Written problem
Quote the listing below in its entirety, omitting every image.

★ ★ ★ ★

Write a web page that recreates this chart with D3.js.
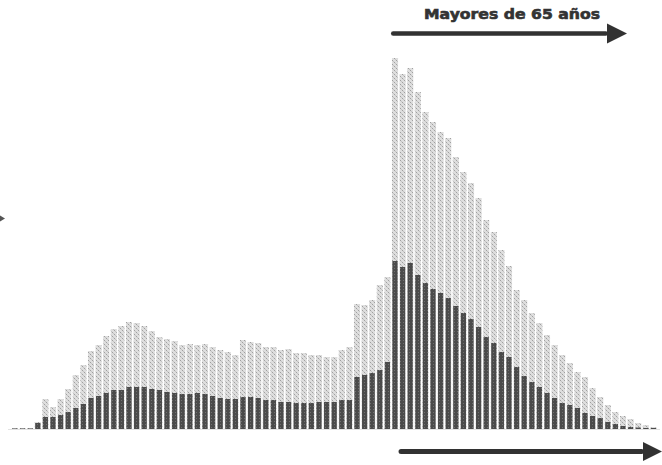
<!DOCTYPE html>
<html><head><meta charset="utf-8">
<script src="https://cdn.jsdelivr.net/npm/d3@7"></script>
<style>html,body{margin:0;padding:0;background:#fff;}svg{display:block;}</style>
</head><body>
<svg id="c" width="662" height="465"></svg>
<script>
// Ages 15..99
const ages = d3.range(15, 100);
// Total (light, stippled) bars
const totalValues = [1,1,1,7,30,22,30,40,54,64,78,84,93,100,103,107,106,103,98,92,
  90,88,84,85,84,85,82,79,77,74,89,87,86,82,82,79,80,76,76,74,
  74,72,72,79,82,125,124,129,144,152,371,355,361,337,317,307,297,291,272,257,
  246,231,209,197,179,163,139,129,116,106,94,84,74,66,57,52,41,32,24,17,
  13,10,6,4,2];
// Subset (dark) bars
const subsetValues = [0.5,0.5,0.5,6,12,12,14,17,21,25,31,33,36,39,39,42,42,42,40,39,
  37,36,35,35,36,35,33,31,30,30,32,32,31,29,29,27,27,26,26,26,
  27,27,27,29,29,52,54,56,59,67,168,162,166,154,146,140,136,131,123,116,
  110,102,92,86,77,72,62,53,47,42,36,31,26,24,21,16,13,11,7,5,
  3,2,1.5,1,1];
const topLabel = "Mayores de 65 años";

const svg = d3.select("#c");
const defs = svg.append("defs");
const pat = defs.append("pattern").attr("id","stip").attr("patternUnits","userSpaceOnUse")
  .attr("width",4).attr("height",4);
pat.append("rect").attr("width",4).attr("height",4).attr("fill","#dedede");
pat.append("rect").attr("x",0).attr("y",0).attr("width",1).attr("height",1).attr("fill","#a0a0a0");
pat.append("rect").attr("x",2).attr("y",2).attr("width",1).attr("height",1).attr("fill","#a0a0a0");
pat.append("rect").attr("x",1).attr("y",1).attr("width",1).attr("height",1).attr("fill","#c4c4c4");
pat.append("rect").attr("x",3).attr("y",3).attr("width",1).attr("height",1).attr("fill","#c4c4c4");
const pat2 = defs.append("pattern").attr("id","stip2").attr("patternUnits","userSpaceOnUse")
  .attr("width",3).attr("height",3);
pat2.append("rect").attr("width",3).attr("height",3).attr("fill","#4c4c4c");
pat2.append("rect").attr("x",1).attr("y",1).attr("width",1).attr("height",1).attr("fill","#707070");
defs.append("filter").attr("id","soft").append("feGaussianBlur").attr("stdDeviation",0.45);

const x = d3.scaleBand().domain(ages).range([11.2, 657.2]).paddingInner(0.2).paddingOuter(0.1);
const y = d3.scaleLinear().domain([0, 375]).range([429, 54]);

const g = svg.append("g").attr("filter","url(#soft)");
g.append("line").attr("x1",8).attr("x2",660).attr("y1",429.5).attr("y2",429.5)
  .attr("stroke","#e2e2e2").attr("stroke-width",1);

g.selectAll("rect.t").data(ages).join("rect").attr("class","t")
  .attr("x", d => x(d)).attr("width", x.bandwidth())
  .attr("y", (d,i) => y(totalValues[i])).attr("height", (d,i) => y(0) - y(totalValues[i]))
  .attr("fill","url(#stip)");
const dw = x.bandwidth()*0.85;
g.selectAll("rect.s").data(ages).join("rect").attr("class","s")
  .attr("x", d => x(d) + (x.bandwidth()-dw)/2).attr("width", dw)
  .attr("y", (d,i) => y(subsetValues[i])).attr("height", (d,i) => y(0) - y(subsetValues[i]))
  .attr("fill","url(#stip2)");

// Arrows
function arrow(x1, x2, yy, thick, headLen, headH) {
  const a = svg.append("g").attr("filter","url(#soft)");
  a.append("rect").attr("x", x1).attr("y", yy - thick/2).attr("width", x2 - headLen - x1 + 1)
    .attr("height", thick).attr("rx", thick/2).attr("fill","#333");
  a.append("path").attr("d", `M${x2 - headLen},${yy - headH/2} L${x2},${yy} L${x2 - headLen},${yy + headH/2} Z`)
    .attr("fill","#333");
}
const x65 = x(65) - 1;
arrow(x65, 627, 33.5, 4.5, 20, 20);
arrow(x(66) - 1, 662, 451.5, 5, 19, 19);
// partial arrow tip at left edge
svg.append("path").attr("d","M-4,213 L5,218.5 L-4,224 Z").attr("fill","#555").attr("filter","url(#soft)");

svg.append("text").attr("x", 512).attr("y", 18.5).attr("text-anchor","middle")
  .attr("font-family","DejaVu Sans, sans-serif").attr("font-weight","bold").attr("font-size",13.5)
  .attr("textLength",176).attr("lengthAdjust","spacingAndGlyphs")
  .attr("fill","#333").attr("stroke","#333").attr("stroke-width",0.6).text(topLabel);
</script>
</body></html>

★ ★ ★ ★

Right answer
Write a web page that recreates this chart with D3.js.
<!DOCTYPE html>
<html><head><meta charset="utf-8">
<script src="https://cdn.jsdelivr.net/npm/d3@7"></script>
<style>html,body{margin:0;padding:0;background:#fff;}svg{display:block;}</style>
</head><body>
<svg id="c" width="662" height="465"></svg>
<script>
// Ages 15..99
const ages = d3.range(15, 100);
// Total (light, stippled) bars
const totalValues = [1,1,1,7,30,22,30,40,54,64,78,84,93,100,103,107,106,103,98,92,
  90,88,84,85,84,85,82,79,77,74,89,87,86,82,82,79,80,76,76,74,
  74,72,72,79,82,125,124,129,144,152,371,355,361,337,317,307,297,291,272,257,
  246,231,209,197,179,163,139,129,116,106,94,84,74,66,57,52,41,32,24,17,
  13,10,6,4,2];
// Subset (dark) bars
const subsetValues = [0.5,0.5,0.5,6,12,12,14,17,21,25,31,33,36,39,39,42,42,42,40,39,
  37,36,35,35,36,35,33,31,30,30,32,32,31,29,29,27,27,26,26,26,
  27,27,27,29,29,52,54,56,59,67,168,162,166,154,146,140,136,131,123,116,
  110,102,92,86,77,72,62,53,47,42,36,31,26,24,21,16,13,11,7,5,
  3,2,1.5,1,1];
const topLabel = "Mayores de 65 años";

const svg = d3.select("#c");
const defs = svg.append("defs");
const pat = defs.append("pattern").attr("id","stip").attr("patternUnits","userSpaceOnUse")
  .attr("width",4).attr("height",4);
pat.append("rect").attr("width",4).attr("height",4).attr("fill","#dedede");
pat.append("rect").attr("x",0).attr("y",0).attr("width",1).attr("height",1).attr("fill","#a0a0a0");
pat.append("rect").attr("x",2).attr("y",2).attr("width",1).attr("height",1).attr("fill","#a0a0a0");
pat.append("rect").attr("x",1).attr("y",1).attr("width",1).attr("height",1).attr("fill","#c4c4c4");
pat.append("rect").attr("x",3).attr("y",3).attr("width",1).attr("height",1).attr("fill","#c4c4c4");
const pat2 = defs.append("pattern").attr("id","stip2").attr("patternUnits","userSpaceOnUse")
  .attr("width",3).attr("height",3);
pat2.append("rect").attr("width",3).attr("height",3).attr("fill","#4c4c4c");
pat2.append("rect").attr("x",1).attr("y",1).attr("width",1).attr("height",1).attr("fill","#707070");
defs.append("filter").attr("id","soft").append("feGaussianBlur").attr("stdDeviation",0.45);

const x = d3.scaleBand().domain(ages).range([11.2, 657.2]).paddingInner(0.2).paddingOuter(0.1);
const y = d3.scaleLinear().domain([0, 375]).range([429, 54]);

const g = svg.append("g").attr("filter","url(#soft)");
g.append("line").attr("x1",8).attr("x2",660).attr("y1",429.5).attr("y2",429.5)
  .attr("stroke","#e2e2e2").attr("stroke-width",1);

g.selectAll("rect.t").data(ages).join("rect").attr("class","t")
  .attr("x", d => x(d)).attr("width", x.bandwidth())
  .attr("y", (d,i) => y(totalValues[i])).attr("height", (d,i) => y(0) - y(totalValues[i]))
  .attr("fill","url(#stip)");
const dw = x.bandwidth()*0.85;
g.selectAll("rect.s").data(ages).join("rect").attr("class","s")
  .attr("x", d => x(d) + (x.bandwidth()-dw)/2).attr("width", dw)
  .attr("y", (d,i) => y(subsetValues[i])).attr("height", (d,i) => y(0) - y(subsetValues[i]))
  .attr("fill","url(#stip2)");

// Arrows
function arrow(x1, x2, yy, thick, headLen, headH) {
  const a = svg.append("g").attr("filter","url(#soft)");
  a.append("rect").attr("x", x1).attr("y", yy - thick/2).attr("width", x2 - headLen - x1 + 1)
    .attr("height", thick).attr("rx", thick/2).attr("fill","#333");
  a.append("path").attr("d", `M${x2 - headLen},${yy - headH/2} L${x2},${yy} L${x2 - headLen},${yy + headH/2} Z`)
    .attr("fill","#333");
}
const x65 = x(65) - 1;
arrow(x65, 627, 33.5, 4.5, 20, 20);
arrow(x(66) - 1, 662, 451.5, 5, 19, 19);
// partial arrow tip at left edge
svg.append("path").attr("d","M-4,213 L5,218.5 L-4,224 Z").attr("fill","#555").attr("filter","url(#soft)");

svg.append("text").attr("x", 512).attr("y", 18.5).attr("text-anchor","middle")
  .attr("font-family","DejaVu Sans, sans-serif").attr("font-weight","bold").attr("font-size",13.5)
  .attr("textLength",176).attr("lengthAdjust","spacingAndGlyphs")
  .attr("fill","#333").attr("stroke","#333").attr("stroke-width",0.6).text(topLabel);
</script>
</body></html>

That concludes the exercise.